Following Wild games, Managing Editor Mike Doyle will give the Five Takeaways that he'll remember from the contest. Tonight, he looks back at a 4-3 win against the Ottawa Senators:
It might not have been the best start for the Wild, but it sure was a great Finn-ish. Tonight, Wild captain Mikko Koivu led the team with another clutch effort, scoring the game winner with only 2:57 left in the game. Koivu added two assists to draw even with Zach Parise for the team scoring lead with 20 (Parise had two assists tonight).
After leaning heavily on goaltender Josh Harding in the first period, the netminder made 17 saves in the opening frame, the Wild battled back with Koivu leading the way. It was a great response after last night’s disappointing loss in Montreal and showed why it’s important to have a short memory in sports. It really goes to show how much heart this team has, and even when it starts slow, the club closes strong. With the win, Minnesota improved 8-1-1 in last 10.
Sometimes even goal scorers need a little puck luck to get the confidence going. To start the season, Dany Heatley couldn’t buy a goal. However, he scored a late goal yesterday on the power play and again tonight against his former team. It was his first goal in Ottawa since being traded from the Senators before the 2009 season.
While it wasn’t the prettiest of his 364 career goals, the winger has made a career of putting himself in the right place to finish on his chances. Heatley mishandled the puck behind the net, but it squirted past defenseman Erik Karlsson on the right-hand side of the cage. Heatley popped out from behind the goal line and pushed the puck between Sens’ goaltender Craig Anderson's legs for his fourth of the season. Fifty in 14 might be a stretch, but hopefully the last two games will spark some confidence in the big winger and get him going offensively.
Jonas Brodin has played two games since removing his bubble and has a goal and two assists. Coincidence? Probably not.
The blueliner said that he didn’t like wearing the full shield because it was difficult to see and would fog up at the end of shifts. Of course, one of Brodin’s best attributes is his vision on the ice, so removing the bubble seems to have helped in that regard. In the second period, the defenseman fired a seeing-eye shot from the point past Anderson for his fourth of the season. Brodin added an assist on Heatley’s goal and earned his first multi-point game in the NHL.

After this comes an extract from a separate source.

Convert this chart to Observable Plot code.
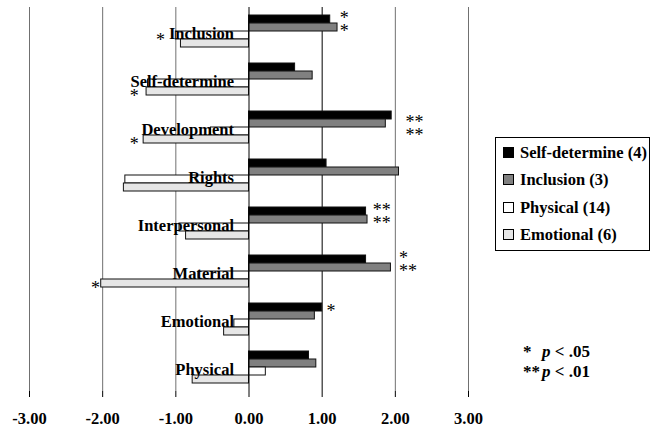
<!DOCTYPE html>
<html><head><meta charset="utf-8">
<script src="https://cdn.jsdelivr.net/npm/d3@7"></script>
<script src="https://cdn.jsdelivr.net/npm/@observablehq/plot@0.6"></script>
<style>
body{margin:0;background:#fff;}
#wrap{position:relative;width:653px;height:429px;font-family:"Liberation Serif","Times New Roman",serif;background:#fff;}
#legend{position:absolute;left:495px;top:137px;width:153px;border:1px solid #000;padding:1px 0 2px 0;}
.row{height:27.3px;line-height:27.3px;font-size:16.5px;font-weight:bold;white-space:nowrap;padding-left:7px;}
.sw{display:inline-block;width:9px;height:9px;border:1px solid #000;margin-right:6px;}
#plegend{position:absolute;left:523px;top:342px;font-size:17px;font-weight:bold;line-height:20px;}
#plegend .st{display:inline-block;width:19px;}
</style></head>
<body>
<div id="wrap"><div id="chart"></div><div id="legend"></div><div id="plegend"></div></div>
<script>
const categories = ["Inclusion","Self-determine","Development","Rights","Interpersonal","Material","Emotional","Physical"];
const series = ["Self-determine (4)","Inclusion (3)","Physical (14)","Emotional (6)"];
const selfDetermine = [1.11, 0.63, 1.95, 1.06, 1.60, 1.60, 1.00, 0.82];
const inclusion     = [1.21, 0.87, 1.87, 2.05, 1.62, 1.94, 0.90, 0.92];
const physical      = [-1.00, -1.38, -0.52, -1.69, -0.95, -0.69, -0.20, 0.23];
const emotional     = [-0.93, -1.40, -1.44, -1.71, -0.86, -2.02, -0.34, -0.77];
const seriesColors = ["#000000","#808080","#ffffff","#e6e6e6"];
const tickLabels = ["-3.00","-2.00","-1.00","0.00","1.00","2.00","3.00"];
// significance markers: category, bar row they sit by, marker text, line of the note, x where the note starts
const stars = [
  {category:"Inclusion", series:"Self-determine (4)", text:"*", line:1, x:1.24},
  {category:"Inclusion", series:"Inclusion (3)", text:"*", line:2, x:1.24},
  {category:"Development", series:"Inclusion (3)", text:"**", line:1, x:2.14},
  {category:"Development", series:"Physical (14)", text:"**", line:2, x:2.14},
  {category:"Interpersonal", series:"Self-determine (4)", text:"**", line:1, x:1.69},
  {category:"Interpersonal", series:"Inclusion (3)", text:"**", line:2, x:1.69},
  {category:"Material", series:"Self-determine (4)", text:"*", line:1, x:2.05},
  {category:"Material", series:"Inclusion (3)", text:"**", line:2, x:2.05},
  {category:"Emotional", series:"Self-determine (4)", text:"*", line:2, x:1.06},
  {category:"Inclusion", series:"Physical (14)", text:"*", line:3, x:-1.27},
  {category:"Self-determine", series:"Emotional (6)", text:"*", line:3, x:-1.63},
  {category:"Development", series:"Emotional (6)", text:"*", line:3, x:-1.63},
  {category:"Material", series:"Emotional (6)", text:"*", line:3, x:-2.16}
];
const pNotes = [["*", ".05"], ["**", ".01"]];

const seriesValues = [selfDetermine, inclusion, physical, emotional];
const data = categories.flatMap((c, i) => series.map((s, j) => ({category: c, series: s, value: seriesValues[j][i]})));
const xTicks = tickLabels.map(Number);
const gridValues = xTicks.filter(v => v !== 0);
const bandH = 48;
const tickLen = 0.082;
const lineShift = {1: -1, 2: 4, 3: 5};
const starFont = {fontFamily: '"Liberation Serif",serif', fontWeight: "normal", fontSize: 18, fill: "#000", textAnchor: "start"};

const plot = Plot.plot({
  width: 653,
  height: 429,
  marginTop: 7,
  marginBottom: 38,
  marginLeft: 29,
  marginRight: 185,
  x: {domain: [-3, 3], label: null},
  fy: {domain: categories, padding: 0, axis: null},
  y: {domain: series, paddingInner: 0, paddingOuter: 0.75, axis: null},
  color: {domain: series, range: seriesColors},
  style: {fontFamily: '"Liberation Serif","Times New Roman",serif', fontSize: "16.5px", fontWeight: "bold", background: "white", color: "black"},
  marks: [
    Plot.ruleX(gridValues.filter(v => v !== 1), {stroke: "#707070"}),
    Plot.ruleX(gridValues.filter(v => v === 1), {stroke: "#000"}),
    Plot.barX(data, {fy: "category", y: "series", x: "value", fill: "series", stroke: "#111", strokeWidth: 1}),
    Plot.ruleX([0], {stroke: "#000"}),
    Plot.ruleY(categories, {fy: d => d, x1: -tickLen, x2: 0, dy: -bandH / 2, stroke: "#000"}),
    Plot.ruleY(categories.slice(-1), {fy: d => d, x1: -tickLen, x2: 0, dy: bandH / 2, stroke: "#000"}),
    Plot.text(categories, {fy: d => d, x: 0, text: d => d, textAnchor: "end", dx: -15, dy: 2, fontWeight: "bold", fontSize: 16.5, fill: "#000"}),
    ...[1, 2, 3].map(l => Plot.text(stars.filter(d => d.line === l), {fy: "category", y: "series", x: "x", text: "text", dy: lineShift[l], ...starFont})),
    Plot.axisX({ticks: xTicks, tickFormat: d => tickLabels[xTicks.indexOf(d)], tickSize: 6, tickPadding: 15, line: true, fontSize: 16.5, fontWeight: "bold", label: null, stroke: "#000", fill: "#000"})
  ]
});
document.getElementById("chart").appendChild(plot);

const legend = document.getElementById("legend");
series.forEach((s, j) => {
  const row = document.createElement("div");
  row.className = "row";
  const sw = document.createElement("span");
  sw.className = "sw";
  sw.style.background = seriesColors[j];
  row.appendChild(sw);
  row.appendChild(document.createTextNode(s));
  legend.appendChild(row);
});
const pl = document.getElementById("plegend");
pNotes.forEach(([st, v]) => {
  const row = document.createElement("div");
  row.innerHTML = `<span class="st">${st}</span><i>p</i> &lt; ${v}`;
  pl.appendChild(row);
});
</script>
</body></html>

Before the start of the game, the media is handed a lineup card with the scratches and starters on it. Tonight, we were given a card that had Jason Pominville listed under the scratches, while defenseman Nate Prosser was listed as playing. Clearly this caused a lot of confusion in the press box, as Pominville was skating in warmups and Wild Head Coach Mike Yeo said that Prosser would be out of the lineup. Did Pominville get hurt in warmups? Did he suddenly feel ill?
Well, he was fine. Pominville’s no. 29 must’ve been confused with Prosser’s no. 39. Of course, we didn’t learn of the scoring error until after I tweeted that Pominville was a scratch from @mnwildLIVE. This caused a bit of a stir amongst our followers, and when Pominville scored I received a lot of re-tweets reminding me of the folly. This scenario reminded me of an old J-school rule: getting the story correct is more important than getting the story first. While getting a scratched player wrong isn’t a life or death situation, it’s a reminder that accuracy is more important than speed.
Earlier this season, Tomas Hertl scored on a between-the-legs move during a blow out game that seemed to divide the hockey world. Some thought the goal disrespected the game, while others believed it was a great display of skill.
What does that have to do with tonight’s contest? In the first period, the Senators forward Clarke MacArthur made a similarly dazzling play. MacArthur rushed in on the right side of the ice, started to run out of room as defenseman Ryan Suter closed the gap and took away a backhand pass, pulled the puck between his legs and feathered a pass right on the tape of Kyle Turris, who finished for a shorthanded goal. It was the type of highlight-reel goal that should land on a lot of sports shows’ Plays of the Week. However, it will be interesting if hockey talking heads will deem this play “disrespectful,” or let it slide and deem it a necessary move due to the time and circumstances. Personally, I don’t think either of the plays were out of line and thoroughly enjoy it when NHL players let their skills shine, even when it comes against the Wild.